Task to carry out>
Your output is the lines from the first one to the one containing "2.35, 2.67, 3.0];", repeated exactly, with images left out.

Provided data>

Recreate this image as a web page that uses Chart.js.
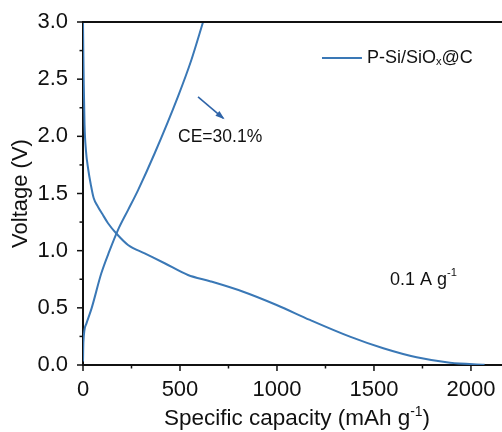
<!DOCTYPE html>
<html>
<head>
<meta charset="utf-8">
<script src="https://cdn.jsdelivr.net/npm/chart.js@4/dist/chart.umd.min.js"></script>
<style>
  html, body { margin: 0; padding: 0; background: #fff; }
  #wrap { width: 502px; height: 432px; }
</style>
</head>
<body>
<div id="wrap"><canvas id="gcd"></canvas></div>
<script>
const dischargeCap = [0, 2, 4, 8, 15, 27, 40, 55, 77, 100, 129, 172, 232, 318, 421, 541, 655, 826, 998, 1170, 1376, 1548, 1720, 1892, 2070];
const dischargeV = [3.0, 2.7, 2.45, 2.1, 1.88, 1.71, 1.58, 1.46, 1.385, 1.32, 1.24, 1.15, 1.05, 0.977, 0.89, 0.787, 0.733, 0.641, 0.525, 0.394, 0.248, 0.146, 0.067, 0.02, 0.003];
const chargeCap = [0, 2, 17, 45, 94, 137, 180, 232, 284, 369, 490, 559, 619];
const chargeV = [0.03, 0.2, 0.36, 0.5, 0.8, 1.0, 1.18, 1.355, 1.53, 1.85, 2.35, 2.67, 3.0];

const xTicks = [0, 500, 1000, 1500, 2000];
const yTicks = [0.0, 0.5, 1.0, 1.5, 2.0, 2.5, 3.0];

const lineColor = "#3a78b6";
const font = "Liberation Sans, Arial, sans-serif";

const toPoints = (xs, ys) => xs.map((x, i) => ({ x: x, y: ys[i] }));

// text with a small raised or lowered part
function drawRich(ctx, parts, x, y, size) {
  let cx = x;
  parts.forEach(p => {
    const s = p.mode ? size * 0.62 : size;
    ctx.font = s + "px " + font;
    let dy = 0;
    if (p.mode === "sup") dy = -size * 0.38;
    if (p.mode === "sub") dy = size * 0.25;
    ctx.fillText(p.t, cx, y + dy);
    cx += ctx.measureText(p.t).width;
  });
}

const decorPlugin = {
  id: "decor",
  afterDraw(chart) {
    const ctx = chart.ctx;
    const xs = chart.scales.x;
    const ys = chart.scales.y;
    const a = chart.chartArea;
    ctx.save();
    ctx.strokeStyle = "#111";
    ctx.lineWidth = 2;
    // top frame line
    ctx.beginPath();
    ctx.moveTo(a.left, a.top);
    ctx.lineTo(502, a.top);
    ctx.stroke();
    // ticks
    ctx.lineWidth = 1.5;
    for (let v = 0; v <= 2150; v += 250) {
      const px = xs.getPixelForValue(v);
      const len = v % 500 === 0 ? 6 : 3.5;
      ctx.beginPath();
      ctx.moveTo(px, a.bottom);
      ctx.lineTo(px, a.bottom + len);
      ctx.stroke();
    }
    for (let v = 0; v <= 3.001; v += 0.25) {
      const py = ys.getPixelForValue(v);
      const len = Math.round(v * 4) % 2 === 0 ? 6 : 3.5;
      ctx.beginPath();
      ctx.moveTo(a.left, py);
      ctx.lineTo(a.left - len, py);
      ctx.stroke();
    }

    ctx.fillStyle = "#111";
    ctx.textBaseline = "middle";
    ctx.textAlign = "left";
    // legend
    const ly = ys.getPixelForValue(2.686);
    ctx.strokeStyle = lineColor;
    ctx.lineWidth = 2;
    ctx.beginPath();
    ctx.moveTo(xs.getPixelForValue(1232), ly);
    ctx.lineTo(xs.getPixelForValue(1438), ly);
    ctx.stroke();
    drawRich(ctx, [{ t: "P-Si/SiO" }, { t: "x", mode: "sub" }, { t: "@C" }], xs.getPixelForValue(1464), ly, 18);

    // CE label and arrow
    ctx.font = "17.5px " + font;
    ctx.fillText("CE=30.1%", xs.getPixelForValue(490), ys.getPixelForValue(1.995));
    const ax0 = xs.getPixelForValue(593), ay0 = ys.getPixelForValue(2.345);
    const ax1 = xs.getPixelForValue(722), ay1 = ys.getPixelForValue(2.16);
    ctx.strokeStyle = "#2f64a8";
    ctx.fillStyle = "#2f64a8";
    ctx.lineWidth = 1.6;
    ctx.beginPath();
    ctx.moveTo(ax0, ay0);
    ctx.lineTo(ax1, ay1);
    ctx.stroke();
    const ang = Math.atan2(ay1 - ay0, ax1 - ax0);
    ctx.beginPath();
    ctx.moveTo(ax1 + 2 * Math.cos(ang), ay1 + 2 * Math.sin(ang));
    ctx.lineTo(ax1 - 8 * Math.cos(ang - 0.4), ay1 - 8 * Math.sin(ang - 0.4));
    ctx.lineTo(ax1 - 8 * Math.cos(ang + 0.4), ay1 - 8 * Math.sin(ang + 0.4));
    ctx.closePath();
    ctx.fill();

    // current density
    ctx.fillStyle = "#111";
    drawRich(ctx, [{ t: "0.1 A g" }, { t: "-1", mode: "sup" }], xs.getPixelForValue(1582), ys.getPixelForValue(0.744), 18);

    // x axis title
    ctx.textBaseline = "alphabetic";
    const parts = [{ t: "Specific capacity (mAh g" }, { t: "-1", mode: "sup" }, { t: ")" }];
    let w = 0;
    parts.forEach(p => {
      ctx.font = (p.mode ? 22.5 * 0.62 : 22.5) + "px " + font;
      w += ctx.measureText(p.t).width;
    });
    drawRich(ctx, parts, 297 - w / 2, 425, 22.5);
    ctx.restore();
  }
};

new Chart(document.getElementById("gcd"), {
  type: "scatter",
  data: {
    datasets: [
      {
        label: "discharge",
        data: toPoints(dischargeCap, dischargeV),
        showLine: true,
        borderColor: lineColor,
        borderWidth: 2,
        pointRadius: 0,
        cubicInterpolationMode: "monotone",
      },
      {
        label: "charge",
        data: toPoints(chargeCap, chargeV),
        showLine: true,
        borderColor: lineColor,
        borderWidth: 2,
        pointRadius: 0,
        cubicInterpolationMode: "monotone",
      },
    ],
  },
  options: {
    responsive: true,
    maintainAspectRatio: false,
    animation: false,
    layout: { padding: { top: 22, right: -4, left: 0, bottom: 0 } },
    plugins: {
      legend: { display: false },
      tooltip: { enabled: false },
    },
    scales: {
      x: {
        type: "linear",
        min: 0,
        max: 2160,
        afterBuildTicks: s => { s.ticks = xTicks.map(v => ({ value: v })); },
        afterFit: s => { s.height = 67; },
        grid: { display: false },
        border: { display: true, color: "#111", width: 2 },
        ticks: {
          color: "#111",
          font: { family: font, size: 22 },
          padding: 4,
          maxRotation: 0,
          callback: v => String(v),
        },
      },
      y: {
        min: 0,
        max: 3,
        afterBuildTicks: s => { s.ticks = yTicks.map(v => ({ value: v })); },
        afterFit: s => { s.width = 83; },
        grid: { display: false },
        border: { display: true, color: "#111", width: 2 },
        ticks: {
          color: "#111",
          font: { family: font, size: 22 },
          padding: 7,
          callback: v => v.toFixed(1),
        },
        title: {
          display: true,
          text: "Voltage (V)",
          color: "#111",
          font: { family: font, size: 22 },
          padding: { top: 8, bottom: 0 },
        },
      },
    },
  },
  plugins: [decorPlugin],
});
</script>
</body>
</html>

Exercise solution>
Recreate this image as a web page that uses Chart.js.
<!DOCTYPE html>
<html>
<head>
<meta charset="utf-8">
<script src="https://cdn.jsdelivr.net/npm/chart.js@4/dist/chart.umd.min.js"></script>
<style>
  html, body { margin: 0; padding: 0; background: #fff; }
  #wrap { width: 502px; height: 432px; }
</style>
</head>
<body>
<div id="wrap"><canvas id="gcd"></canvas></div>
<script>
const dischargeCap = [0, 2, 4, 8, 15, 27, 40, 55, 77, 100, 129, 172, 232, 318, 421, 541, 655, 826, 998, 1170, 1376, 1548, 1720, 1892, 2070];
const dischargeV = [3.0, 2.7, 2.45, 2.1, 1.88, 1.71, 1.58, 1.46, 1.385, 1.32, 1.24, 1.15, 1.05, 0.977, 0.89, 0.787, 0.733, 0.641, 0.525, 0.394, 0.248, 0.146, 0.067, 0.02, 0.003];
const chargeCap = [0, 2, 17, 45, 94, 137, 180, 232, 284, 369, 490, 559, 619];
const chargeV = [0.03, 0.2, 0.36, 0.5, 0.8, 1.0, 1.18, 1.355, 1.53, 1.85, 2.35, 2.67, 3.0];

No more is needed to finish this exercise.